▶ Goal
Please list all lines of the material below in which the string "with" occurs.

▶ Supplied material

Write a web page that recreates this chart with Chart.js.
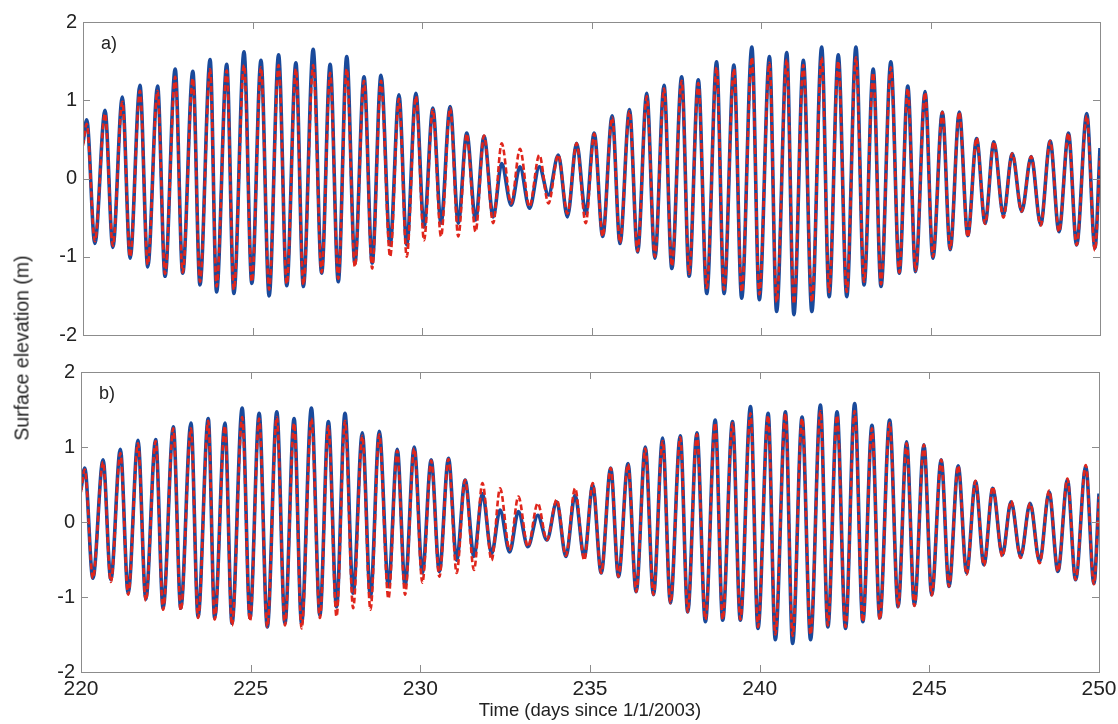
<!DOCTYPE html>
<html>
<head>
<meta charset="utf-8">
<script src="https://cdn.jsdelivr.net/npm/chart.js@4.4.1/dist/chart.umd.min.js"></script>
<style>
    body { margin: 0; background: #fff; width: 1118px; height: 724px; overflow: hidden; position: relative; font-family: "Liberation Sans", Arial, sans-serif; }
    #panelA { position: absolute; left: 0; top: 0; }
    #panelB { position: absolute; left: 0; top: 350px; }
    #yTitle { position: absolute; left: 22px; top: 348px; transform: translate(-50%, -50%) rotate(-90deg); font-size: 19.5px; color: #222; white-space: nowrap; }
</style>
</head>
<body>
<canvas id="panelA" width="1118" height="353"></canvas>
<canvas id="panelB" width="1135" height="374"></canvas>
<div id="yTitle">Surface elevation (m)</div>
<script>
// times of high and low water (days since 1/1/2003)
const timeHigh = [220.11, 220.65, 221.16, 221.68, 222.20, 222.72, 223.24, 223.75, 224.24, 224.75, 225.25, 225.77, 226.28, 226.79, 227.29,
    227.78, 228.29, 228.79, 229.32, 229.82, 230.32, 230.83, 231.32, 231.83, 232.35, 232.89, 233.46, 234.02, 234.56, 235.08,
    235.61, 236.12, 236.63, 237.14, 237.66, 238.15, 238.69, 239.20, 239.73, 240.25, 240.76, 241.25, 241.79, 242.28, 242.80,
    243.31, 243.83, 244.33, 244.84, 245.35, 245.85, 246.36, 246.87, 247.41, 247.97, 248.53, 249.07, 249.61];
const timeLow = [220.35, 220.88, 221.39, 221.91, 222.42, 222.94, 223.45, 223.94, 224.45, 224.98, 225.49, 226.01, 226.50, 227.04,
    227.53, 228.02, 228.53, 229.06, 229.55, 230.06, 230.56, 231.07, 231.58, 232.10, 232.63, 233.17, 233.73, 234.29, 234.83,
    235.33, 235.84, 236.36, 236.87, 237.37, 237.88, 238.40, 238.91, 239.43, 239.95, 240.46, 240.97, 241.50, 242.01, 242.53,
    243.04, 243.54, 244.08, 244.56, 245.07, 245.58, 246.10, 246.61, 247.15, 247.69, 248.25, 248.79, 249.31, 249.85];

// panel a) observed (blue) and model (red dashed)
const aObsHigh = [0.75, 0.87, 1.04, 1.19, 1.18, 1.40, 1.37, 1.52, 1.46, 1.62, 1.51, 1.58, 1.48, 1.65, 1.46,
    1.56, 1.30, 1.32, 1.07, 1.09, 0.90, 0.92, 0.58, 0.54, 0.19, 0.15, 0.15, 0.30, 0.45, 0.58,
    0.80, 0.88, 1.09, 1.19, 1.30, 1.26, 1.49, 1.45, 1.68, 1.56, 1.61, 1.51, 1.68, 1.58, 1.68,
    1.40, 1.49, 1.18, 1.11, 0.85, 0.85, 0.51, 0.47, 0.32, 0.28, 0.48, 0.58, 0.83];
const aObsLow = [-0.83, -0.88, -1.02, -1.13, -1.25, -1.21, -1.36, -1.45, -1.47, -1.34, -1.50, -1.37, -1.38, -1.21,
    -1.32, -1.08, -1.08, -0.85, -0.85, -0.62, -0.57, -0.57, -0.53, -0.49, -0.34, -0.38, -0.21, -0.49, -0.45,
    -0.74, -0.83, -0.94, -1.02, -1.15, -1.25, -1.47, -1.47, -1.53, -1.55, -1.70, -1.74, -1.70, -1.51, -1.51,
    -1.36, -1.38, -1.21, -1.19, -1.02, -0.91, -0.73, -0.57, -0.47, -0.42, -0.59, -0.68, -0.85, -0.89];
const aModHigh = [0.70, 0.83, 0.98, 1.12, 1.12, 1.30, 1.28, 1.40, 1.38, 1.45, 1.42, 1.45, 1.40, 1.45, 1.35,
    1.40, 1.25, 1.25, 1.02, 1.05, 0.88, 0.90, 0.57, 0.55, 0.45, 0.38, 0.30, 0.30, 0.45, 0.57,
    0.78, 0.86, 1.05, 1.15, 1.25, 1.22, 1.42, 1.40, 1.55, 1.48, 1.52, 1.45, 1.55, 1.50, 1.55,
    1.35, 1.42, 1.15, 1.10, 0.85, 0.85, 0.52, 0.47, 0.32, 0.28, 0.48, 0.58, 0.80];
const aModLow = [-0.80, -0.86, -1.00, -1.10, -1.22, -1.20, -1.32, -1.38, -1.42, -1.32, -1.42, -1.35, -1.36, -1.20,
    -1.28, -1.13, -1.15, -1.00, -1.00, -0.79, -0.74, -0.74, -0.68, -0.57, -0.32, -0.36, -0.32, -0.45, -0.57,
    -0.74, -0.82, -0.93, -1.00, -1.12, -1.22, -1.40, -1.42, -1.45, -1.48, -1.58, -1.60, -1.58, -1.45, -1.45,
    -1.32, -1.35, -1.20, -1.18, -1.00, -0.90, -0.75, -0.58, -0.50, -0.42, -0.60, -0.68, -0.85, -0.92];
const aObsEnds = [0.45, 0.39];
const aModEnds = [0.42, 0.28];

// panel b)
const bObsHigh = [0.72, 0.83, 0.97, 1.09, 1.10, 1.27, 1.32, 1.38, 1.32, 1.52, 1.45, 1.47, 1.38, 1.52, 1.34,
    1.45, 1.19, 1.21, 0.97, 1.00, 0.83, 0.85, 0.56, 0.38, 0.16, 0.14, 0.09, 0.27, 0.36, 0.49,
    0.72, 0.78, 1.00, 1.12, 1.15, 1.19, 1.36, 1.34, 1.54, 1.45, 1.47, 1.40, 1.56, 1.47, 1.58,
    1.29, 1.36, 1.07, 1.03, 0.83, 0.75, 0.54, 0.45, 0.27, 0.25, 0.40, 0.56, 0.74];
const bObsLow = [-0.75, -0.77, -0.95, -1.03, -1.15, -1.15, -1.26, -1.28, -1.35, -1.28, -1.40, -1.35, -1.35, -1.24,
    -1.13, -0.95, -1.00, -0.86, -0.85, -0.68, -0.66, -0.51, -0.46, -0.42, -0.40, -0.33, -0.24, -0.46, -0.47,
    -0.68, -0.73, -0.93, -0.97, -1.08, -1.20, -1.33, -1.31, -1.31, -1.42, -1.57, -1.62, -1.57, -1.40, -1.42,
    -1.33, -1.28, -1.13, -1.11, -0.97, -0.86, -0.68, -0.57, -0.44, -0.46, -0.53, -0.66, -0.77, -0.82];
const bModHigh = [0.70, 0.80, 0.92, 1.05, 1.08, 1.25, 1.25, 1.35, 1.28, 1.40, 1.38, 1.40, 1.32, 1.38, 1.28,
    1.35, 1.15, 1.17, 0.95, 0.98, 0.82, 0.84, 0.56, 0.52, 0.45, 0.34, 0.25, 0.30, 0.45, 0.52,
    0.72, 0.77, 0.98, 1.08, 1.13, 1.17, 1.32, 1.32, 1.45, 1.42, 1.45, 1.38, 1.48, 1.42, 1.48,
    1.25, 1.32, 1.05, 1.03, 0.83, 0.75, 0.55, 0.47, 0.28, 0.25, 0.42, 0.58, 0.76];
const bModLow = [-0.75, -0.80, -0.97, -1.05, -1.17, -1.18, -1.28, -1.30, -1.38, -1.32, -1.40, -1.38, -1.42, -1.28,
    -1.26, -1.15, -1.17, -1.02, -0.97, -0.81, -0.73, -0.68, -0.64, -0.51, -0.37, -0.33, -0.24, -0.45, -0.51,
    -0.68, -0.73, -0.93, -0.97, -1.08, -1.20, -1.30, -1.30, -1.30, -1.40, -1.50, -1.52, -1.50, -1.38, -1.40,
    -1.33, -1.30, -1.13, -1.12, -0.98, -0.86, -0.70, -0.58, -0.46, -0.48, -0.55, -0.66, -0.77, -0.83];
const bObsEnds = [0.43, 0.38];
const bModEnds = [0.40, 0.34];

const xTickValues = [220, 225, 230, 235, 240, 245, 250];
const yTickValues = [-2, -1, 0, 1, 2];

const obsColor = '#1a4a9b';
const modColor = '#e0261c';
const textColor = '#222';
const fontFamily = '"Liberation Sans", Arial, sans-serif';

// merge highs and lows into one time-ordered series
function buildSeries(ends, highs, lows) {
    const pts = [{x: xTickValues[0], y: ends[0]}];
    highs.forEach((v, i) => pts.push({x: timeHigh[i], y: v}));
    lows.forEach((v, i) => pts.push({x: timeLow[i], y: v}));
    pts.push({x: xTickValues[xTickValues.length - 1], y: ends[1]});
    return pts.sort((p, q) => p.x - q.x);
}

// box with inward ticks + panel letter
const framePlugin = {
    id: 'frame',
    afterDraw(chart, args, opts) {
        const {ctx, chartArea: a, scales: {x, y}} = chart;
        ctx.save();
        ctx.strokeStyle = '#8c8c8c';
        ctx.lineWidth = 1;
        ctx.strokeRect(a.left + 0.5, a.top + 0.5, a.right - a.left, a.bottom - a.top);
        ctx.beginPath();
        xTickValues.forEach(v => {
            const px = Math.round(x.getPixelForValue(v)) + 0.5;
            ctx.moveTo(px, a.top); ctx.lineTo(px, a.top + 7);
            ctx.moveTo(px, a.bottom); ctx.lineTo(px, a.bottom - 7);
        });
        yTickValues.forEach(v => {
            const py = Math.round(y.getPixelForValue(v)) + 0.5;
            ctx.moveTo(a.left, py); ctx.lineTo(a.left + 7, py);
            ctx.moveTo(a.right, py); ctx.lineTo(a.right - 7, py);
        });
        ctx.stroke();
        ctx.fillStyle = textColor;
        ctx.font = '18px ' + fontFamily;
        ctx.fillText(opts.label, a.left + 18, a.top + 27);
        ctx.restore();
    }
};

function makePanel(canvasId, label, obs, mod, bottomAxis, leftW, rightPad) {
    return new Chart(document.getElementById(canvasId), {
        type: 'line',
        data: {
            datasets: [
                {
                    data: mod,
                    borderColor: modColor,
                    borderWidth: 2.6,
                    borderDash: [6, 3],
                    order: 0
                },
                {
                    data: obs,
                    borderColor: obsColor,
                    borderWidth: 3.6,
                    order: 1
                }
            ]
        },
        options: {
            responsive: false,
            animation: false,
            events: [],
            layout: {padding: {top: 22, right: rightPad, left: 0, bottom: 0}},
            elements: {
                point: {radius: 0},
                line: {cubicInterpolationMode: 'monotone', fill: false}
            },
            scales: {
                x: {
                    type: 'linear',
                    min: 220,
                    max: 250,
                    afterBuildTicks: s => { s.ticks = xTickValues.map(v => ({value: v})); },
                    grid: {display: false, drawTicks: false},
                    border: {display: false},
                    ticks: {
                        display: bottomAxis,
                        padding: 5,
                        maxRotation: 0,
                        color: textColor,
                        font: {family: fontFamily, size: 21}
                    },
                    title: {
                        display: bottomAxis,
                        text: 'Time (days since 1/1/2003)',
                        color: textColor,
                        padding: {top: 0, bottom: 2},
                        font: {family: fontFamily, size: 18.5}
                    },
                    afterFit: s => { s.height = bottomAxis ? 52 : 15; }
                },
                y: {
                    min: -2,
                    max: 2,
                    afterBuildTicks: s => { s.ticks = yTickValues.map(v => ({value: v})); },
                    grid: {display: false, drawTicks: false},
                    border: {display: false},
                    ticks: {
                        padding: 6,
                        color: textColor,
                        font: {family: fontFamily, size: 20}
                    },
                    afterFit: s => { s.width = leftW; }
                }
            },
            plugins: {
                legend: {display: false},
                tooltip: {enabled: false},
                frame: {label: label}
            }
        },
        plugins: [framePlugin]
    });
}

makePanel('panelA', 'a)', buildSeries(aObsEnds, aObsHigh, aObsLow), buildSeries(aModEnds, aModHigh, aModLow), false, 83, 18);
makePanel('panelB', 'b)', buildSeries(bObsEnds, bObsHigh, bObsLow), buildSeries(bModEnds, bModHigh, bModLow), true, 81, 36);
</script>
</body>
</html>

▶ Exercise response
Write a web page that recreates this chart with Chart.js.
// box with inward ticks + panel letter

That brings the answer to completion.